RECORDED DATA:
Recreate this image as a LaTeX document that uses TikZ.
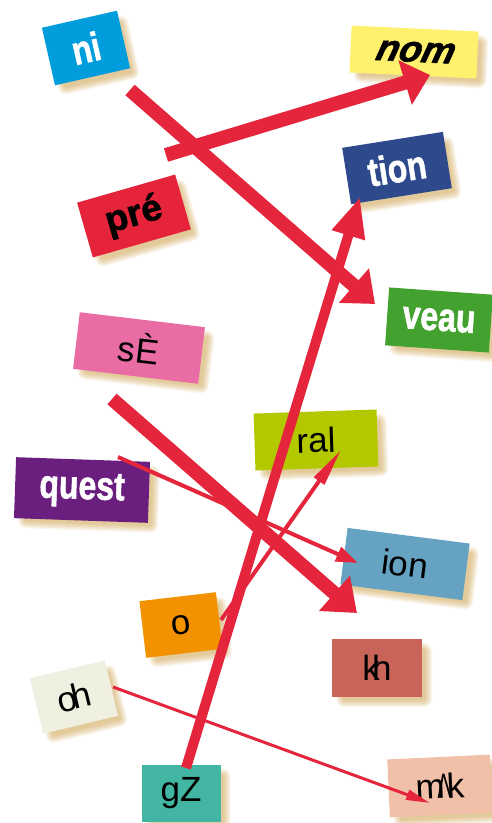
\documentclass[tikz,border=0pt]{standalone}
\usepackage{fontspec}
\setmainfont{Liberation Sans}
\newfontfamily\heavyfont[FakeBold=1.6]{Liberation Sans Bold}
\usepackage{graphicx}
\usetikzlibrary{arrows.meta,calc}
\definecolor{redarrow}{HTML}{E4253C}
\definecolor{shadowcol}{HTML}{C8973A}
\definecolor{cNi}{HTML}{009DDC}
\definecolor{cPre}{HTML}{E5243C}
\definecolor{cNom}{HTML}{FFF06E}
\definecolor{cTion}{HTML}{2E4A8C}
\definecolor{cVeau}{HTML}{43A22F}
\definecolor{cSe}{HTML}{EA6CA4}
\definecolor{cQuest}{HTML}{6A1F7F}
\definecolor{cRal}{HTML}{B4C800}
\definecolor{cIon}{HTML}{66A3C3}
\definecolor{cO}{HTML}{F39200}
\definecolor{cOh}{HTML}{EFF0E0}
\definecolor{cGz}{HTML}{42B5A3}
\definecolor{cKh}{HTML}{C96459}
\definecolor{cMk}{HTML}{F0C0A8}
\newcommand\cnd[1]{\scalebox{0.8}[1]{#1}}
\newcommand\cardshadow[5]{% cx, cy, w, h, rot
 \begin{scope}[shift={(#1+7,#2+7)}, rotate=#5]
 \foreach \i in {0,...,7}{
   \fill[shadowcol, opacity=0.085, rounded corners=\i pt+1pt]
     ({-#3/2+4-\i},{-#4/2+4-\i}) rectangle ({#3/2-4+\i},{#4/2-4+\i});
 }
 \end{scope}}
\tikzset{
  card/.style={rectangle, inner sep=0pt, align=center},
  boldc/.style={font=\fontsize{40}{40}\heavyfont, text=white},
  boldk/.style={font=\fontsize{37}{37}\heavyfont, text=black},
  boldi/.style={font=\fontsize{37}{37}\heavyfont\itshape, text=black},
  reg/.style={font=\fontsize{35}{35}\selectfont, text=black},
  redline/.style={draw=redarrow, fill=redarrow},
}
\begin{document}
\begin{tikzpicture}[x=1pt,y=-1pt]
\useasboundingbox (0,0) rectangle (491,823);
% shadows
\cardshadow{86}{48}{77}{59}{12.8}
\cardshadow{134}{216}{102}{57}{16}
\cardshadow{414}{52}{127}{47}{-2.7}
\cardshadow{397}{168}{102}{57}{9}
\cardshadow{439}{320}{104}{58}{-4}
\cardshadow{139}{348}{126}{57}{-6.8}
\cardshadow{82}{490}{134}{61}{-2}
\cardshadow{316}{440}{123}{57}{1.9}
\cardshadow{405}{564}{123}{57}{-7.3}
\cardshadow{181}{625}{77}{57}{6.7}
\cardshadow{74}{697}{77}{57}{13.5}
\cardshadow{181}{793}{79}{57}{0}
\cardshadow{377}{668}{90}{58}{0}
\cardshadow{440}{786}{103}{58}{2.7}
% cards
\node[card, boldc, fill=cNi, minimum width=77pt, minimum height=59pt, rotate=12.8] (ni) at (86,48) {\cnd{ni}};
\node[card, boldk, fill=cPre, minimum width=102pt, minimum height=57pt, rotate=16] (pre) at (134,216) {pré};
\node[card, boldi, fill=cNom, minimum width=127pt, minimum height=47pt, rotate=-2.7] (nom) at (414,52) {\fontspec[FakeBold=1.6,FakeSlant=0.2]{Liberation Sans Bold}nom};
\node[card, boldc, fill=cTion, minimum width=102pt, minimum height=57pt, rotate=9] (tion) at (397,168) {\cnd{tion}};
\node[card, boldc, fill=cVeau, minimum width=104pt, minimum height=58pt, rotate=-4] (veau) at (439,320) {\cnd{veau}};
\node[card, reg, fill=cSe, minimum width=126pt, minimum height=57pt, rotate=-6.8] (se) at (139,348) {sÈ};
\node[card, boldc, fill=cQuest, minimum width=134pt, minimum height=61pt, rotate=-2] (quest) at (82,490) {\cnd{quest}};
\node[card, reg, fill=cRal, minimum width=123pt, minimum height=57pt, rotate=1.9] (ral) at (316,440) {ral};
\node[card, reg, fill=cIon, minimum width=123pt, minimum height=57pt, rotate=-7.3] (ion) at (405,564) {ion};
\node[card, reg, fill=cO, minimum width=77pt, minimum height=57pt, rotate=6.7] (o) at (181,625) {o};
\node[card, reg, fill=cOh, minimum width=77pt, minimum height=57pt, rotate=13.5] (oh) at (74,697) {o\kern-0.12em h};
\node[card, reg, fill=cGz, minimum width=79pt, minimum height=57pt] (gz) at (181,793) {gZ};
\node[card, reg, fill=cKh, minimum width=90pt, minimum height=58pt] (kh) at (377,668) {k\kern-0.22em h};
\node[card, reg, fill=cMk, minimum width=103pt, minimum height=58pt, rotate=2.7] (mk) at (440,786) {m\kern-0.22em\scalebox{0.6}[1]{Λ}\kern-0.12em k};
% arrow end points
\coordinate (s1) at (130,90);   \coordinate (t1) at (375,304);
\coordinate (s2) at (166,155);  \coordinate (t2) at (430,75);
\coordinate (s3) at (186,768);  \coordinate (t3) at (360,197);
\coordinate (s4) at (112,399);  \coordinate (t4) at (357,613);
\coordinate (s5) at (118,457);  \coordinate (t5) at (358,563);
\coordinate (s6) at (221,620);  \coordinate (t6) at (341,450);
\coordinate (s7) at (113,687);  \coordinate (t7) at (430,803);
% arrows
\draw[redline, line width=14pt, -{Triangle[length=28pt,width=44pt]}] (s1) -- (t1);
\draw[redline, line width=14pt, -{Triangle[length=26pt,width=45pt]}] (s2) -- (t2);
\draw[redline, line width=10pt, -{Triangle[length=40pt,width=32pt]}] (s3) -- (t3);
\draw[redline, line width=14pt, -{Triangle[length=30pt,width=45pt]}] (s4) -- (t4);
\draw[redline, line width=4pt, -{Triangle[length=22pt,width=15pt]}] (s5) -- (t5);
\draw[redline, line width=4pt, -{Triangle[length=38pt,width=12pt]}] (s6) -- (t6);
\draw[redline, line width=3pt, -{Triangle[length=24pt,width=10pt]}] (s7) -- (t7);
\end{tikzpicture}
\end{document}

EXERCISE OBJECTIVE:
Reproduce the material word for word. Any pictures should be left out of the copy.

TASK OUTPUT:
Recreate this image as a LaTeX document that uses TikZ.
\documentclass[tikz,border=0pt]{standalone}
\usepackage{fontspec}
\setmainfont{Liberation Sans}
\newfontfamily\heavyfont[FakeBold=1.6]{Liberation Sans Bold}
\usepackage{graphicx}
\usetikzlibrary{arrows.meta,calc}
\definecolor{redarrow}{HTML}{E4253C}
\definecolor{shadowcol}{HTML}{C8973A}
\definecolor{cNi}{HTML}{009DDC}
\definecolor{cPre}{HTML}{E5243C}
\definecolor{cNom}{HTML}{FFF06E}
\definecolor{cTion}{HTML}{2E4A8C}
\definecolor{cVeau}{HTML}{43A22F}
\definecolor{cSe}{HTML}{EA6CA4}
\definecolor{cQuest}{HTML}{6A1F7F}
\definecolor{cRal}{HTML}{B4C800}
\definecolor{cIon}{HTML}{66A3C3}
\definecolor{cO}{HTML}{F39200}
\definecolor{cOh}{HTML}{EFF0E0}
\definecolor{cGz}{HTML}{42B5A3}
\definecolor{cKh}{HTML}{C96459}
\definecolor{cMk}{HTML}{F0C0A8}
\newcommand\cnd[1]{\scalebox{0.8}[1]{#1}}
\newcommand\cardshadow[5]{% cx, cy, w, h, rot
 \begin{scope}[shift={(#1+7,#2+7)}, rotate=#5]
 \foreach \i in {0,...,7}{
   \fill[shadowcol, opacity=0.085, rounded corners=\i pt+1pt]
     ({-#3/2+4-\i},{-#4/2+4-\i}) rectangle ({#3/2-4+\i},{#4/2-4+\i});
 }
 \end{scope}}
\tikzset{
  card/.style={rectangle, inner sep=0pt, align=center},
  boldc/.style={font=\fontsize{40}{40}\heavyfont, text=white},
  boldk/.style={font=\fontsize{37}{37}\heavyfont, text=black},
  boldi/.style={font=\fontsize{37}{37}\heavyfont\itshape, text=black},
  reg/.style={font=\fontsize{35}{35}\selectfont, text=black},
  redline/.style={draw=redarrow, fill=redarrow},
}
\begin{document}
\begin{tikzpicture}[x=1pt,y=-1pt]
\useasboundingbox (0,0) rectangle (491,823);
% shadows
\cardshadow{86}{48}{77}{59}{12.8}
\cardshadow{134}{216}{102}{57}{16}
\cardshadow{414}{52}{127}{47}{-2.7}
\cardshadow{397}{168}{102}{57}{9}
\cardshadow{439}{320}{104}{58}{-4}
\cardshadow{139}{348}{126}{57}{-6.8}
\cardshadow{82}{490}{134}{61}{-2}
\cardshadow{316}{440}{123}{57}{1.9}
\cardshadow{405}{564}{123}{57}{-7.3}
\cardshadow{181}{625}{77}{57}{6.7}
\cardshadow{74}{697}{77}{57}{13.5}
\cardshadow{181}{793}{79}{57}{0}
\cardshadow{377}{668}{90}{58}{0}
\cardshadow{440}{786}{103}{58}{2.7}
% cards
\node[card, boldc, fill=cNi, minimum width=77pt, minimum height=59pt, rotate=12.8] (ni) at (86,48) {\cnd{ni}};
\node[card, boldk, fill=cPre, minimum width=102pt, minimum height=57pt, rotate=16] (pre) at (134,216) {pré};
\node[card, boldi, fill=cNom, minimum width=127pt, minimum height=47pt, rotate=-2.7] (nom) at (414,52) {\fontspec[FakeBold=1.6,FakeSlant=0.2]{Liberation Sans Bold}nom};
\node[card, boldc, fill=cTion, minimum width=102pt, minimum height=57pt, rotate=9] (tion) at (397,168) {\cnd{tion}};
\node[card, boldc, fill=cVeau, minimum width=104pt, minimum height=58pt, rotate=-4] (veau) at (439,320) {\cnd{veau}};
\node[card, reg, fill=cSe, minimum width=126pt, minimum height=57pt, rotate=-6.8] (se) at (139,348) {sÈ};
\node[card, boldc, fill=cQuest, minimum width=134pt, minimum height=61pt, rotate=-2] (quest) at (82,490) {\cnd{quest}};
\node[card, reg, fill=cRal, minimum width=123pt, minimum height=57pt, rotate=1.9] (ral) at (316,440) {ral};
\node[card, reg, fill=cIon, minimum width=123pt, minimum height=57pt, rotate=-7.3] (ion) at (405,564) {ion};
\node[card, reg, fill=cO, minimum width=77pt, minimum height=57pt, rotate=6.7] (o) at (181,625) {o};
\node[card, reg, fill=cOh, minimum width=77pt, minimum height=57pt, rotate=13.5] (oh) at (74,697) {o\kern-0.12em h};
\node[card, reg, fill=cGz, minimum width=79pt, minimum height=57pt] (gz) at (181,793) {gZ};
\node[card, reg, fill=cKh, minimum width=90pt, minimum height=58pt] (kh) at (377,668) {k\kern-0.22em h};
\node[card, reg, fill=cMk, minimum width=103pt, minimum height=58pt, rotate=2.7] (mk) at (440,786) {m\kern-0.22em\scalebox{0.6}[1]{Λ}\kern-0.12em k};
% arrow end points
\coordinate (s1) at (130,90);   \coordinate (t1) at (375,304);
\coordinate (s2) at (166,155);  \coordinate (t2) at (430,75);
\coordinate (s3) at (186,768);  \coordinate (t3) at (360,197);
\coordinate (s4) at (112,399);  \coordinate (t4) at (357,613);
\coordinate (s5) at (118,457);  \coordinate (t5) at (358,563);
\coordinate (s6) at (221,620);  \coordinate (t6) at (341,450);
\coordinate (s7) at (113,687);  \coordinate (t7) at (430,803);
% arrows
\draw[redline, line width=14pt, -{Triangle[length=28pt,width=44pt]}] (s1) -- (t1);
\draw[redline, line width=14pt, -{Triangle[length=26pt,width=45pt]}] (s2) -- (t2);
\draw[redline, line width=10pt, -{Triangle[length=40pt,width=32pt]}] (s3) -- (t3);
\draw[redline, line width=14pt, -{Triangle[length=30pt,width=45pt]}] (s4) -- (t4);
\draw[redline, line width=4pt, -{Triangle[length=22pt,width=15pt]}] (s5) -- (t5);
\draw[redline, line width=4pt, -{Triangle[length=38pt,width=12pt]}] (s6) -- (t6);
\draw[redline, line width=3pt, -{Triangle[length=24pt,width=10pt]}] (s7) -- (t7);
\end{tikzpicture}
\end{document}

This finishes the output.